Recently, combinations of generative and Bayesian machine learning have been introduced in particle physics for both fast detector simulation and inference tasks. These neural networks aim to quantify the uncertainty on the generated distribution originating from limited training statistics. The interpretation of a distribution-wide uncertainty however remains ill-defined. We show a clear scheme for quantifying the calibration of Bayesian generative machine learning models. For a Continuous Normalizing Flow applied to a low-dimensional toy example, we evaluate the calibration of Bayesian uncertainties from either a mean-field Gaussian weight posterior, or Monte Carlo sampling network weights, to gauge their behaviour on unsteady distribution edges. Well calibrated uncertainties can then be used to roughly estimate the number of uncorrelated truth samples that are equivalent to the generated sample and clearly indicate data amplification for smooth features of the distribution.
Paper Structure (16 sections, 29 equations, 6 figures)
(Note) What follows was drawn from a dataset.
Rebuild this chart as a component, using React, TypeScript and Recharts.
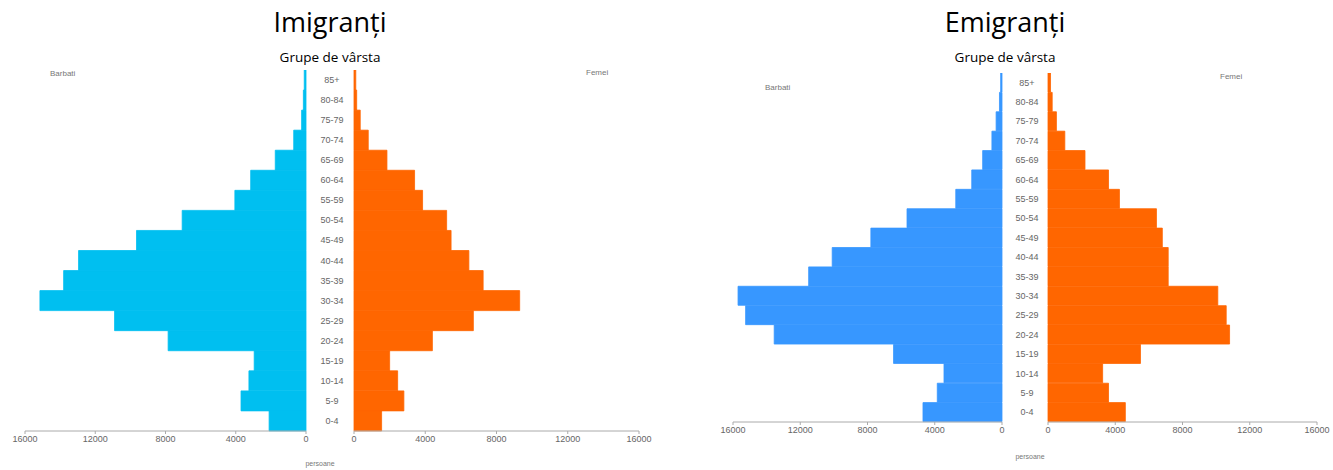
import React from "react";
import { Bar, BarChart, XAxis, YAxis } from "recharts";

// age groups, top of the pyramid first
const ageGroups = [
  "85+", "80-84", "75-79", "70-74", "65-69", "60-64", "55-59", "50-54", "45-49",
  "40-44", "35-39", "30-34", "25-29", "20-24", "15-19", "10-14", "5-9", "0-4"
];

const immigrantMen = [100, 150, 250, 700, 1750, 3150, 4050, 7050, 9650, 12950, 13800, 15150, 10900, 7850, 2950, 3250, 3700, 2100];
const immigrantWomen = [100, 150, 350, 800, 1850, 3400, 3850, 5200, 5450, 6450, 7250, 9300, 6700, 4400, 2000, 2450, 2800, 1550];
const emigrantMen = [80, 150, 350, 600, 1150, 1800, 2750, 5650, 7800, 10100, 11500, 15700, 15250, 13550, 6450, 3450, 3850, 4700];
const emigrantWomen = [150, 250, 500, 1000, 2200, 3600, 4250, 6450, 6800, 7150, 7150, 10100, 10600, 10800, 5500, 3250, 3600, 4600];

const xTicks = [0, 4000, 8000, 12000, 16000];

const rowsOf = (values: number[]) => ageGroups.map((group, i) => ({ group, value: values[i] }));

const tickStyle = { fill: "#666", fontSize: 9, fontFamily: "Liberation Sans, Arial, sans-serif" };
const smallText = { fill: "#777", fontSize: 8, fontFamily: "Liberation Sans, Arial, sans-serif" };

type HalfProps = {
  values: number[];
  color: string;
  left: number;
  top: number;
  plotWidth: number;
  plotHeight: number;
  reversed?: boolean;
  labelGap?: number;
};

function Half({ values, color, left, top, plotWidth, plotHeight, reversed, labelGap = 0 }: HalfProps) {
  const padLeft = reversed ? 20 : 10;
  const padRight = reversed ? 0 : 20;
  const width = padLeft + plotWidth + labelGap + padRight;
  const height = plotHeight + 26;

  const ageTick = ({ x, y, payload }: any) => (
    <text x={x + labelGap / 2} y={y} dy={3} textAnchor="middle" style={tickStyle}>
      {payload.value}
    </text>
  );

  return (
    <div style={{ position: "absolute", left: left - padLeft, top }}>
      <BarChart
        width={width}
        height={height}
        data={rowsOf(values)}
        layout="vertical"
        barCategoryGap={0}
        margin={{ top: 0, right: padRight, bottom: 0, left: padLeft }}
      >
        <XAxis
          type="number"
          domain={[0, 16000]}
          ticks={xTicks}
          reversed={reversed}
          interval={0}
          height={26}
          tickSize={3}
          stroke="#aaa"
          tick={tickStyle}
        />
        <YAxis
          type="category"
          dataKey="group"
          orientation="right"
          hide={!reversed}
          width={labelGap}
          tickSize={0}
          tickLine={false}
          axisLine={false}
          interval={0}
          tick={ageTick}
        />
        <Bar dataKey="value" fill={color} stroke={color} strokeWidth={0.8} isAnimationActive={false} />
      </BarChart>
    </div>
  );
}

type PanelProps = {
  title: string;
  center: number;
  men: number[];
  women: number[];
  menColor: string;
  menLeft: number;
  menWidth: number;
  womenLeft: number;
  womenWidth: number;
  top: number;
  plotHeight: number;
  menLabel: [number, number];
  womenLabel: [number, number];
  unitLabel: [number, number];
};

function Panel(p: PanelProps) {
  const gap = p.womenLeft - (p.menLeft + p.menWidth);
  return (
    <>
      <div
        style={{
          position: "absolute",
          left: p.center - 150,
          width: 300,
          top: 4,
          textAlign: "center",
          fontFamily: "Open Sans, sans-serif",
          color: "#000"
        }}
      >
        <div style={{ fontSize: 27, lineHeight: "36px" }}>{p.title}</div>
        <div style={{ fontSize: 13.5, lineHeight: "16px", marginTop: 9 }}>Grupe de vârsta</div>
      </div>
      <Half
        values={p.men}
        color={p.menColor}
        left={p.menLeft}
        top={p.top}
        plotWidth={p.menWidth}
        plotHeight={p.plotHeight}
        reversed
        labelGap={gap}
      />
      <Half
        values={p.women}
        color="#ff6600"
        left={p.womenLeft}
        top={p.top}
        plotWidth={p.womenWidth}
        plotHeight={p.plotHeight}
      />
      <svg style={{ position: "absolute", left: 0, top: 0, pointerEvents: "none" }} width={1333} height={470}>
        <text x={p.menLabel[0]} y={p.menLabel[1]} style={smallText}>Barbati</text>
        <text x={p.womenLabel[0]} y={p.womenLabel[1]} style={smallText}>Femei</text>
        <text x={p.unitLabel[0]} y={p.unitLabel[1]} textAnchor="middle" style={{ ...smallText, fontSize: 7 }}>persoane</text>
      </svg>
    </>
  );
}

export default function App() {
  return (
    <div style={{ position: "relative", width: 1333, height: 470, background: "#fff", overflow: "hidden" }}>
      <style>{"body{margin:0}"}</style>
      <Panel
        title="Imigranți"
        center={330}
        men={immigrantMen}
        women={immigrantWomen}
        menColor="#00bff0"
        menLeft={25}
        menWidth={281}
        womenLeft={354}
        womenWidth={285}
        top={70}
        plotHeight={361}
        menLabel={[50, 76]}
        womenLabel={[586, 75]}
        unitLabel={[320, 466]}
      />
      <Panel
        title="Emigranți"
        center={1005}
        men={emigrantMen}
        women={emigrantWomen}
        menColor="#3797ff"
        menLeft={733}
        menWidth={269}
        womenLeft={1048}
        womenWidth={269}
        top={73}
        plotHeight={349}
        menLabel={[765, 90]}
        womenLabel={[1220, 79]}
        unitLabel={[1030, 459]}
      />
    </div>
  );
}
This paper contains 16 sections, 29 equations, 6 figures.

Figures (6)

  • Figure 1: Left: Histogram of one training data set ($10,000$ points). The data follows a ring structure with a sharp edge at $r=4$ and a long tail to higher radii. Mid: Marginal distribution of the training data in radial direction. Right: $5\times5$ quantiles generated from a data set of $10M$ points and filled with the training data. The quantiles are constructed with equal probability of the truth data to fall into every quantiles.
  • Figure 2: Mean empirical coverage for confidence intervals calculated from $10$ samples of the Bayesian weight posterior drawn with AdamMCMC using 4 different hyperparameter settings. Higher $\sigma$ will generally result in larger uncertainties. The empirical coverage is calculated from $5$ independent runs and averaged over all quantiles. The panels show a clear dependence of the calibration on the number of quantiles increasing from left to right.
  • Figure 3: Mean empirical coverage for confidence intervals calculated from $50$ drawings from the VIB approximation of the Bayesian weight posterior with 4 different hyperparameter settings. Larger $k$ increases the dependence of the fit on the prior. The empirical coverage is calculated from $5$ independent runs and averaged over all quantiles. The panels again show a clear dependence of the calibration on the number of quantiles increasing from left to right.
  • Figure 4: Left: Mean absolute deviation between the nominal and the empirical coverage ($5$ runs) for $50$ posterior samples from both, VIB at $k=10$ and AdamMCMC at $\sigma=0.1$. The panel shows a strong dependence on the number of quantiles. From evaluating the calibration plots for all numbers of quantiles individually, we know both methods are undercertain at low numbers. With increasing $n_Q$, the calibration mean exhibits a strong dependence on the order of the absolute and average operations. When only the over- and underdensities along radial or angular dimension can cancel out, the mean calibration of the VIB-CNFs drastically decreases. Right: Difference between nominal and empirical coverage (mean over angular direction) for the radial direction of $200\time200$ quantiles. Values below $0$ indicate overcertainty, while values above indicate undercertain predictions. While the predictions of the AdamMCMC-CNFs are well calibrated to slightly undercertain along the radius, the prediction of the VIB-CNFs starts out overcertain due to the oversmoothing caused by the strong prior dependence. When averaging over all radii, the VIB-CNF predictions cancel exactly and the BNN seems well calibrated.
  • Figure 5: Left: Amplification estimate generated by equating the error prediction per bin for both BNNs to the Poisson error of an independent data set. Higher uncertainty results in lower amplification. Errorbars are calculated from the ensemble of $5$ runs done per BNN method. Again, we use $50$ samples of the weight posterior (approximation) for both methods. The faint solid lines show the result of exponential linear fit (least squares) to the last $8$ points. Right: The mean estimate over all quantiles converges to a constant value at high numbers of quantiles resulting in linear scaling of the amplification with the number of quantiles.